Task to complete =>
Starting with the first line of the listing, quote each line exactly until and including the one with "(639,1009) -- (639,1100);", leaving pictures out.

[Code that draws figures]
• • • • •
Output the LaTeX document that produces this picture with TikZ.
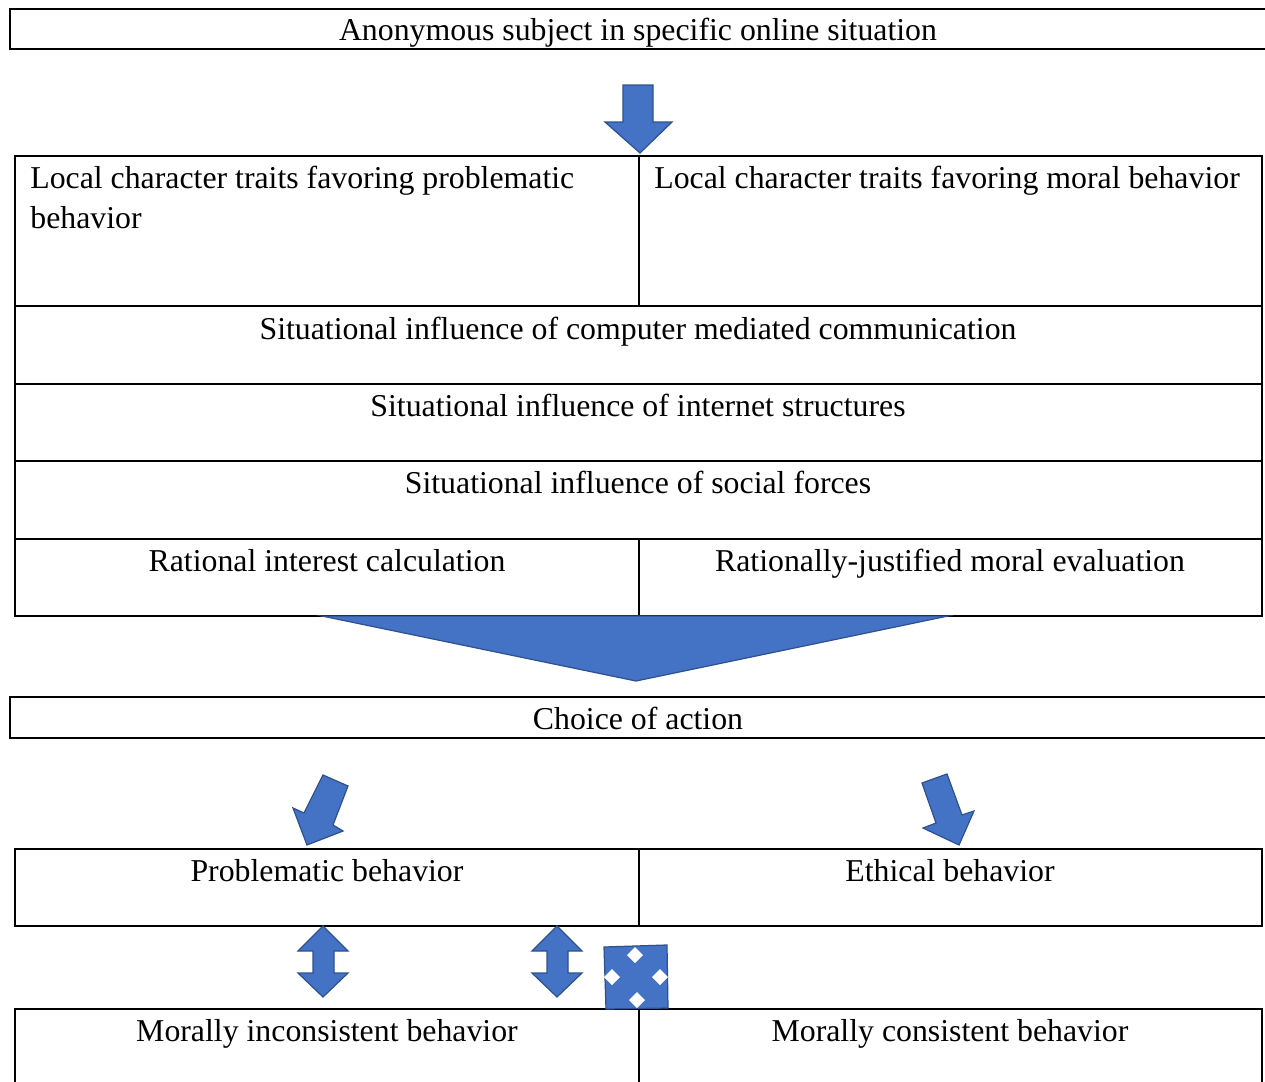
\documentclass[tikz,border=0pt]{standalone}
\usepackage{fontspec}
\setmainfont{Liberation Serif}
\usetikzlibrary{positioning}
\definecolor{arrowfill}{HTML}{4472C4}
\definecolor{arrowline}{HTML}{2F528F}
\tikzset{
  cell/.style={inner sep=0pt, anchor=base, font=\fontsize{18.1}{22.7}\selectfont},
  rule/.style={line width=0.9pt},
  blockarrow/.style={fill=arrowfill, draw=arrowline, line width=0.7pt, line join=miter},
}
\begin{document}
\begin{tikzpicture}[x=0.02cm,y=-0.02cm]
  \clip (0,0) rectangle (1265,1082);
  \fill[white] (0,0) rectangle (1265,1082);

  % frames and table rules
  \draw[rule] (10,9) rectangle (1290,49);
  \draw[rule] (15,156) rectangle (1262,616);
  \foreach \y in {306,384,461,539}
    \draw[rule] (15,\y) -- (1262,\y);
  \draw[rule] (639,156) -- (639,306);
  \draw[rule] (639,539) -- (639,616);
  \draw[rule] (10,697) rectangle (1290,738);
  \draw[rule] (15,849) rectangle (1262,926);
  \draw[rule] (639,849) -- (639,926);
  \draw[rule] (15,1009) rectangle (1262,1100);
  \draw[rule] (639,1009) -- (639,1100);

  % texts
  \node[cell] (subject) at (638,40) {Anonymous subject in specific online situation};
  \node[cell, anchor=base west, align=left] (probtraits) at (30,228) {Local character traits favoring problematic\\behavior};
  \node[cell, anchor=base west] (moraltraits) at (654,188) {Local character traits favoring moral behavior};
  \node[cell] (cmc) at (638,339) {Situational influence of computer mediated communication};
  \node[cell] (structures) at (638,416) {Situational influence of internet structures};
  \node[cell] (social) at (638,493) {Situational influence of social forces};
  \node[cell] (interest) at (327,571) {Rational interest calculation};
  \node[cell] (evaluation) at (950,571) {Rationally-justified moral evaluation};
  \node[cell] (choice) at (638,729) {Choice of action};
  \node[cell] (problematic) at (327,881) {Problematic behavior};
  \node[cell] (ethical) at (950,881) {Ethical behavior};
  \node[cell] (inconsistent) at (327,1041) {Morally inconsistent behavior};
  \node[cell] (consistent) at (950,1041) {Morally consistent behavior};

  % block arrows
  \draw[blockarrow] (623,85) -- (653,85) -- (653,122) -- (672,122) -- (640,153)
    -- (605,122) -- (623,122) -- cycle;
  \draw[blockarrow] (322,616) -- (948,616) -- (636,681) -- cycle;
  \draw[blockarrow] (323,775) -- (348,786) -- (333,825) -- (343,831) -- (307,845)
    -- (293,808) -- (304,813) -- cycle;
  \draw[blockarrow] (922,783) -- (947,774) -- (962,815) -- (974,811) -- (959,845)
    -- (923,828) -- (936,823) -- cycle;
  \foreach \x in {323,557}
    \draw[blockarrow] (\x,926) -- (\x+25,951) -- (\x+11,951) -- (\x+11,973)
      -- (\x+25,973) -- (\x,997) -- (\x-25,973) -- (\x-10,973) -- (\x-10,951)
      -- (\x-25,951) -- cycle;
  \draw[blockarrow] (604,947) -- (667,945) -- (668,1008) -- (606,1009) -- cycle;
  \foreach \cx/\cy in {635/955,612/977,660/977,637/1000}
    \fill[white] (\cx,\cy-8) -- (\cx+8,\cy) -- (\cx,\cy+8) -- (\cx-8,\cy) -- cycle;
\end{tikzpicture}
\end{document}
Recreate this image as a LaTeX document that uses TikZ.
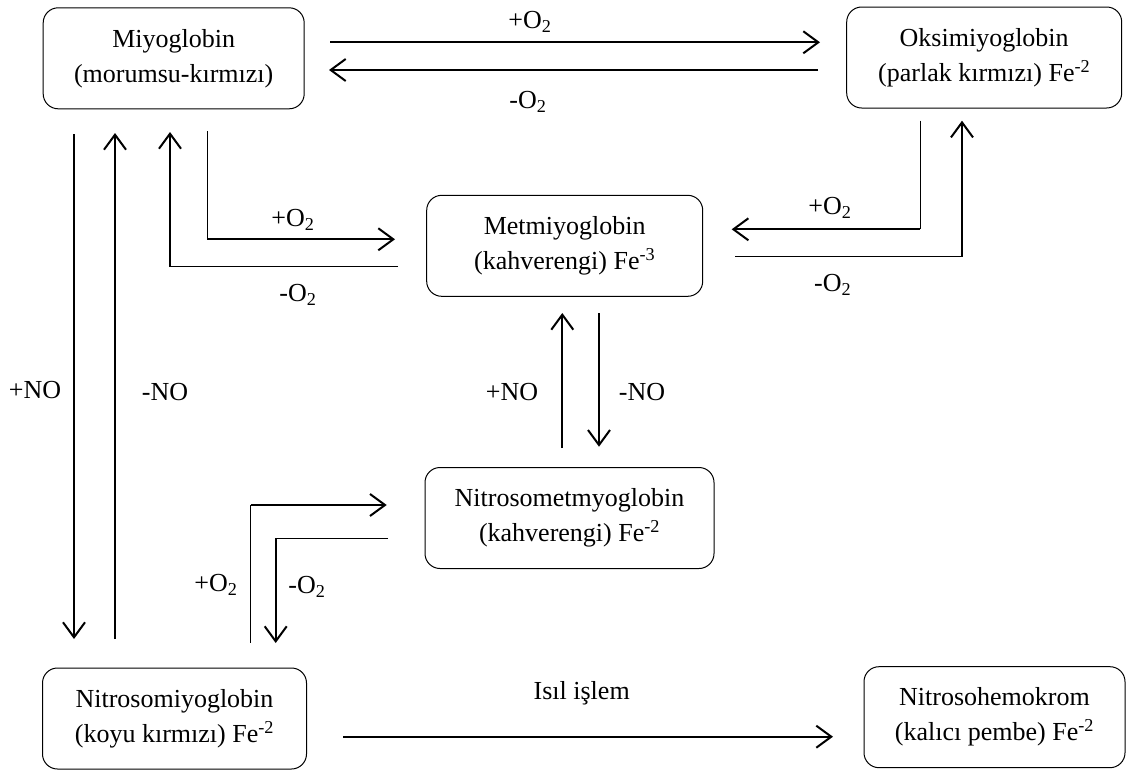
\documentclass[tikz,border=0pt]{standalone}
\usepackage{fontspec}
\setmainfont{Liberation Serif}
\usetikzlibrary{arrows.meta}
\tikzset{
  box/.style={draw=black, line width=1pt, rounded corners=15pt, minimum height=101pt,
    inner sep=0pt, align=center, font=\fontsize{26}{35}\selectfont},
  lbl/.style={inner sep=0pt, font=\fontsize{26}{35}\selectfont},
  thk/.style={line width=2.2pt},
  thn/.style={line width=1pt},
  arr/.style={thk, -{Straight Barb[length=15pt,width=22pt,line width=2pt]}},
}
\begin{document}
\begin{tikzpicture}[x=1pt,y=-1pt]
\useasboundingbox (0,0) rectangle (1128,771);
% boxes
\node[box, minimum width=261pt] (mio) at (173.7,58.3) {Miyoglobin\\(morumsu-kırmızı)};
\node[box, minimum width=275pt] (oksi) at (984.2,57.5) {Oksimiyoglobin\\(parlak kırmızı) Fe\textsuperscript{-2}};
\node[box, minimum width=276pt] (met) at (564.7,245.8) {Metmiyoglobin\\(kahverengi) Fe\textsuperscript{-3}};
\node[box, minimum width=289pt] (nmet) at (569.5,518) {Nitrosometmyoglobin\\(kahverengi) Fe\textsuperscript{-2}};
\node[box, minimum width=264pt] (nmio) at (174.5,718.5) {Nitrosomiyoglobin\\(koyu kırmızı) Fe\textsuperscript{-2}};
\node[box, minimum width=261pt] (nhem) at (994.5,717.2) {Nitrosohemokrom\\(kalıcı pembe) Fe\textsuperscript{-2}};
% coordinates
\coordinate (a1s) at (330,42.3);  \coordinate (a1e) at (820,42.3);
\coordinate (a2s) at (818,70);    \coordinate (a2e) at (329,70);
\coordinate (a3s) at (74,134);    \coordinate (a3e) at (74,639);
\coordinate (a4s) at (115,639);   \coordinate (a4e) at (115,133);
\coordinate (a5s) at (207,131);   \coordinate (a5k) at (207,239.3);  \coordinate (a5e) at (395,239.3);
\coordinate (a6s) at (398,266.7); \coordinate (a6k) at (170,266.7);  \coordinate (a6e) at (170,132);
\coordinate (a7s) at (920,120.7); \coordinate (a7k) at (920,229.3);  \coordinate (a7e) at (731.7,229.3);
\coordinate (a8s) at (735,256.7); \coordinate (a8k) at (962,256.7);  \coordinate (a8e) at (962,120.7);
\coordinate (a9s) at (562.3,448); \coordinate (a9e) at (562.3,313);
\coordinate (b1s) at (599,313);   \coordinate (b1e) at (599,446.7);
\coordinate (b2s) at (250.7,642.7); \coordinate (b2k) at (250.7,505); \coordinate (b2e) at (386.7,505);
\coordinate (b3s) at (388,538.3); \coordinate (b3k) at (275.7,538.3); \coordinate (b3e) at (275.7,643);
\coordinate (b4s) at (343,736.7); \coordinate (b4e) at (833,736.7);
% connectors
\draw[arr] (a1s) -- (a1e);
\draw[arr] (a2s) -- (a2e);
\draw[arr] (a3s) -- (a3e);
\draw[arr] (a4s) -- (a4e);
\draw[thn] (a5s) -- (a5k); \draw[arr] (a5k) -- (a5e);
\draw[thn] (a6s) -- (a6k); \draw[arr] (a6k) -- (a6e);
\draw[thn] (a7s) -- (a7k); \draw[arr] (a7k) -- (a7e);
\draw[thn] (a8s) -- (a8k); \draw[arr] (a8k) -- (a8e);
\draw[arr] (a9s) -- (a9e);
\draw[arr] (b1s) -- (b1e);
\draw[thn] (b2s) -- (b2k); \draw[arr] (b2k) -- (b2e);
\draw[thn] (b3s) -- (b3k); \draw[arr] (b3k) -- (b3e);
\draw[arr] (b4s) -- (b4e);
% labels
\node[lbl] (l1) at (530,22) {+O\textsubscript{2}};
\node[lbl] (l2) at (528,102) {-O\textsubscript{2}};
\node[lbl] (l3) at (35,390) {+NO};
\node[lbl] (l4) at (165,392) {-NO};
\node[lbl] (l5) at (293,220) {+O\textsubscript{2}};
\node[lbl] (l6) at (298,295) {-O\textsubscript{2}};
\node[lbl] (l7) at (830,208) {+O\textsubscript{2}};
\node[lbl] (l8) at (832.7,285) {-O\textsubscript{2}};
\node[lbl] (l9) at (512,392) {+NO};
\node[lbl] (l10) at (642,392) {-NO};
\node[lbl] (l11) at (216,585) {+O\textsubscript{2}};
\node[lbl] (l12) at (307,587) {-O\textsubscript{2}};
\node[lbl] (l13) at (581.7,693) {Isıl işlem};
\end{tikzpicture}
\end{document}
• • • • •
Task output =>
Output the LaTeX document that produces this picture with TikZ.
\documentclass[tikz,border=0pt]{standalone}
\usepackage{fontspec}
\setmainfont{Liberation Serif}
\usetikzlibrary{positioning}
\definecolor{arrowfill}{HTML}{4472C4}
\definecolor{arrowline}{HTML}{2F528F}
\tikzset{
  cell/.style={inner sep=0pt, anchor=base, font=\fontsize{18.1}{22.7}\selectfont},
  rule/.style={line width=0.9pt},
  blockarrow/.style={fill=arrowfill, draw=arrowline, line width=0.7pt, line join=miter},
}
\begin{document}
\begin{tikzpicture}[x=0.02cm,y=-0.02cm]
  \clip (0,0) rectangle (1265,1082);
  \fill[white] (0,0) rectangle (1265,1082);

  % frames and table rules
  \draw[rule] (10,9) rectangle (1290,49);
  \draw[rule] (15,156) rectangle (1262,616);
  \foreach \y in {306,384,461,539}
    \draw[rule] (15,\y) -- (1262,\y);
  \draw[rule] (639,156) -- (639,306);
  \draw[rule] (639,539) -- (639,616);
  \draw[rule] (10,697) rectangle (1290,738);
  \draw[rule] (15,849) rectangle (1262,926);
  \draw[rule] (639,849) -- (639,926);
  \draw[rule] (15,1009) rectangle (1262,1100);
  \draw[rule] (639,1009) -- (639,1100);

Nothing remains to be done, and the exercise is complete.